Synopses & Reviews
Synopsis
Skeletal Variation and Adaptation in Europeans: From the Upper Paleolithic to the Twentieth Century brings together for the first time the results of an unprecedented large-scale investigation of European skeletal remains. The study was conducted over five years by an international research team, and includes more than 2000 skeletons spanning most of the European continent and a significant time period, from the Early Upper Paleolithic to the 20th century. This time span includes environmental transitions from foraging to food production, and small-scale to large-scale urban settlements, increasing social stratification and mechanization of labor, and climatic changes.
Divided into four sections, the book includes an introduction to the project and the methods used; a general continent-wide syntheses of major trends in body size, shape, and skeletal robusticity; detailed regional analyses, and a synthesis section of conclusions. Skeletal Variation and Adaptation in Europeans will be a valuable resource for bioarchaeologists, palaeoanthropologists, forensic anthropologists, medical historians, and archaeologists at both the graduate and post-graduate level.
Synopsis
A comprehensive analysis of changes in body form and skeletal robusticity from the Terminal Pleistocene through the Holocene, leading to the modern European human phenotype.
Skeletal Variation and Adaptation in Europeans: Upper Paleolithic to the Twentieth Century brings together for the first time the results of an unprecedented large-scale investigation of European skeletal remains. The study was conducted over ten years by an international research team, and includes more than 2,000 skeletons spanning most of the European continent over the past 30,000 years, from the Early Upper Paleolithic to the 20th century. This time span includes environmental transitions from foraging to food production, small-scale to large-scale urban settlements, increasing social stratification and mechanization of labor, and climatic changes. Alterations in body form and behavior in response to these transitions are reconstructed through osteometric and biomechanical analyses.
Divided into four sections, the book includes an introduction to the project and comprehensive descriptions of the methods used; general continent-wide syntheses of major trends in body size, shape, and skeletal robusticity; detailed regional analyses; and a summary of results.
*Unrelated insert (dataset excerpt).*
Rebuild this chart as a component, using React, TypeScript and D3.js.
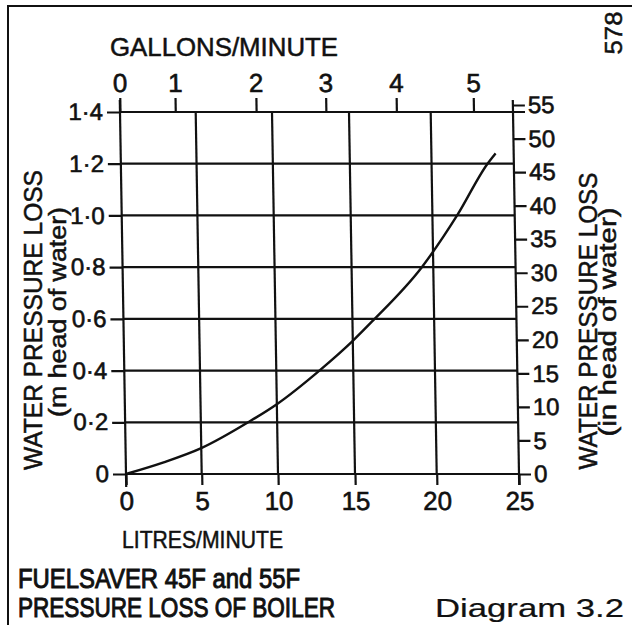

It also offers a full data set on an external website.
- Brings together data from an unprecedented large-scale study of human skeletal and anatomical variations
- Includes appendix of specific information from each research site
- Synthesizes data from spatial, temporal, regional, and geographical perspectives
Skeletal Variation and Adaptation in Europeans will be a valuable resource for bioarchaeologists, palaeoanthropologists, forensic anthropologists, medical historians, and archaeologists at both the graduate and post-graduate level.